Well, I did not die in college, although I did attempt several halfhearted suicide attempts before I graduated. But I was a bit happier as time went on knowing that just maybe when I die I might not go directly to Hell. I was not sure about that, but it was nice to know that I might have a chance for Heaven after all. Yeah, a homosexual in Heaven, I used to laugh. But maybe this God really might be quirky enough to do something (“just for grins?”) that most churches in my era said would happen when pigs fly. Most churches told me I had a snowball's chance in a blistering Texas August day to get to Heaven if I'm gay. And that was the source of much of my angst and suicide attempts. I mean, was it really my fault that I could not figure out where that stupid “gay-straight” switch was in my brain so I could flip it?
Before I graduated, one afternoon I picked up a nice looking guy who was hitchhiking back to his apartment from class. I had known of Jesus Christ and all from my religious background, but really knew very little of WHY He did what he did, or how I could benefit from it. Anyway this guy in a very gentle way asks me if I knew anything about Jesus and what He did and why He did it. I really did not, and told him so, and this hitchhiker explained in a few words what Jesus was all about, and I was intrigued.

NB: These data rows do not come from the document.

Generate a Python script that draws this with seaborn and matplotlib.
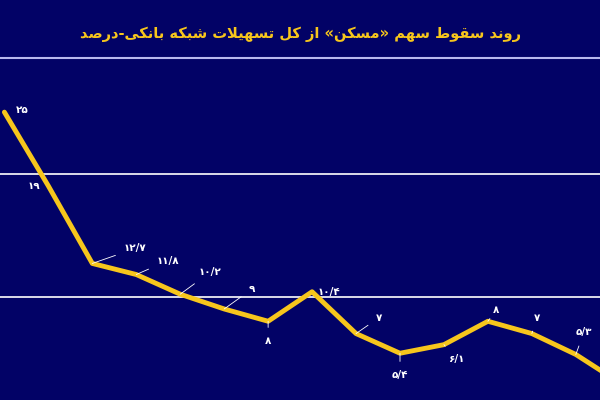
import unicodedata
import matplotlib
matplotlib.use("Agg")
import matplotlib.pyplot as plt
import seaborn as sns
import pandas as pd

# data
periods = list(range(15))
share = [25, 19, 12.7, 11.8, 10.2, 9, 8, 10.4, 7, 5.4, 6.1, 8, 7, 5.3, 3.0]
labels = ["۲۵", "۱۹", "۱۲/۷", "۱۱/۸", "۱۰/۲", "۹", "۸", "۱۰/۴", "۷", "۵/۴", "۶/۱", "۸", "۷", "۵/۳", ""]
label_offsets = [(18, 2), (-14, 0), (43, 15), (32, 14), (30, 22), (28, 20), (0, -20), (17, 0),
                 (23, 16), (0, -22), (12, -14), (8, 11), (5, 16), (8, 22), (0, 0)]
leader = [False, False, True, True, True, True, True, False, True, True, True, True, True, True, False]
title = "روند سقوط سهم «مسکن» از کل تسهیلات شبکه بانکی-درصد"

RIGHT_ONLY = set("اآدذرزژوةأإؤ")


def shape(text):
    # minimal persian shaping: pick presentation forms, then reverse for display
    def forms(ch):
        try:
            name = unicodedata.name(ch)
        except ValueError:
            return None
        if not name.startswith("ARABIC LETTER"):
            return None
        out = {}
        for f in ("ISOLATED", "FINAL", "INITIAL", "MEDIAL"):
            try:
                out[f] = unicodedata.lookup(name + " " + f + " FORM")
            except KeyError:
                pass
        return out

    chars = []
    i = 0
    while i < len(text):
        if text[i] == "ل" and i + 1 < len(text) and text[i + 1] == "ا":
            chars.append("LA")
            i += 2
        else:
            chars.append(text[i])
            i += 1

    def is_letter(c):
        return c == "LA" or forms(c) is not None

    def joins_next(c):
        return c != "LA" and is_letter(c) and c not in RIGHT_ONLY

    out = []
    for k, c in enumerate(chars):
        prev = chars[k - 1] if k > 0 else None
        nxt = chars[k + 1] if k + 1 < len(chars) else None
        join_prev = prev is not None and joins_next(prev)
        if c == "LA":
            out.append("\uFEFC" if join_prev else "\uFEFB")
            continue
        f = forms(c)
        if not f:
            out.append({"«": "»", "»": "«"}.get(c, c))
            continue
        join_nxt = joins_next(c) and nxt is not None and is_letter(nxt)
        if join_prev and join_nxt:
            key = "MEDIAL"
        elif join_prev:
            key = "FINAL"
        elif join_nxt:
            key = "INITIAL"
        else:
            key = "ISOLATED"
        out.append(f.get(key, f.get("ISOLATED", c)))
    return "".join(reversed(out))


df = pd.DataFrame({"period": periods, "share": share})

bg = "#020266"
yellow = "#f7c61c"

sns.set_theme(style="white")
plt.rcParams["font.family"] = ["DejaVu Sans"]

fig = plt.figure(figsize=(6, 4), dpi=100, facecolor=bg)
ax = fig.add_axes([0, 0, 1, 342 / 400])
ax.set_facecolor(bg)

for g in (10, 20):
    ax.axhline(g, color="white", lw=1.2, zorder=1)

sns.lineplot(data=df, x="period", y="share", color=yellow, lw=3.5, ax=ax, zorder=3)

for x, y, lab, (dx, dy), ld in zip(periods, share, labels, label_offsets, leader):
    if not lab:
        continue
    ax.annotate(lab, (x, y), xytext=(dx, dy), textcoords="offset pixels",
                color="white", fontsize=7.5, fontweight="bold", ha="center", va="center",
                arrowprops=dict(arrowstyle="-", color="white", lw=0.6, shrinkA=4, shrinkB=0) if ld else None,
                zorder=4)

ax.set_xlim(-0.1, 13.55)
ax.set_ylim(1.6, 29.4)
ax.set_xticks([])
ax.set_yticks([])
ax.set_xlabel("")
ax.set_ylabel("")
for s in ("left", "right", "bottom"):
    ax.spines[s].set_visible(False)
ax.spines["top"].set_color("#b8b8ee")
ax.spines["top"].set_linewidth(1.5)

fig.text(0.5, 0.915, shape(title), color=yellow, fontsize=10.5, fontweight="bold", ha="center", va="center")

fig.savefig("out.png", dpi=100, facecolor=bg)
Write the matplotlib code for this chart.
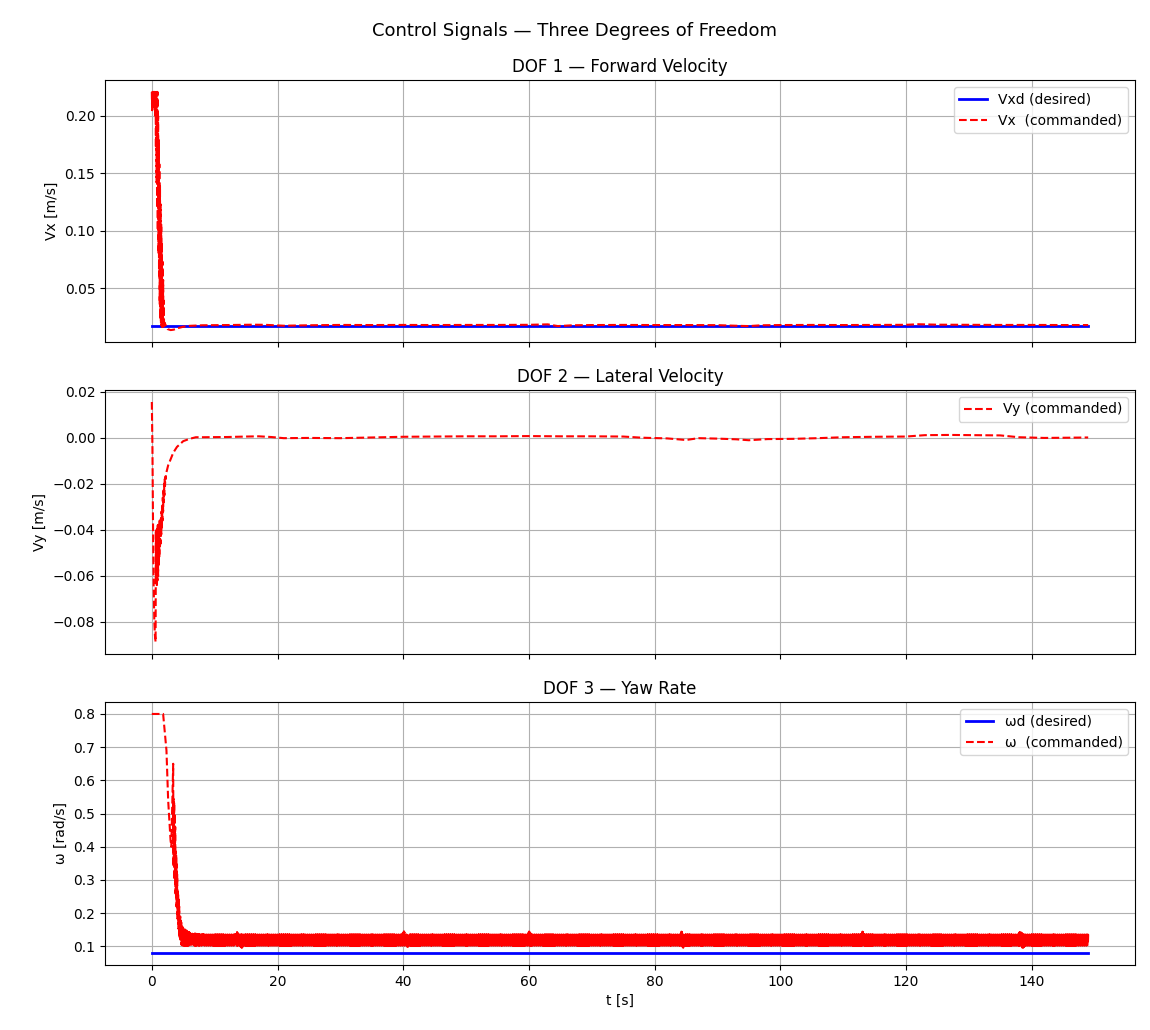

That warm spring day in my Senior year in college began for me a lifelong journey to know everything about this Jesus Christ, and why He would do such a silly and dumb thing like die for me--me, the lowest of the low, a homosexual who struggles with love and acceptance, and certainly does not feel worthy to have the very Son of God die for my sins. Is that crazy or what!
That was many years ago. And a lot has happened since then. But the biggest thing that happened is that I, for the first time in my life understood a bit more why God made me, and even more amazingly, why He allowed His only Son, Jesus Christ to die for me so that this rotten worthless homosexual can have eternal life not in Hell, not in nothingness, but in the very throne room of the Creator of the whole universe! I still have trouble thinking such a thing could be true. And many churches would agree, bless their legalistic misguided hearts!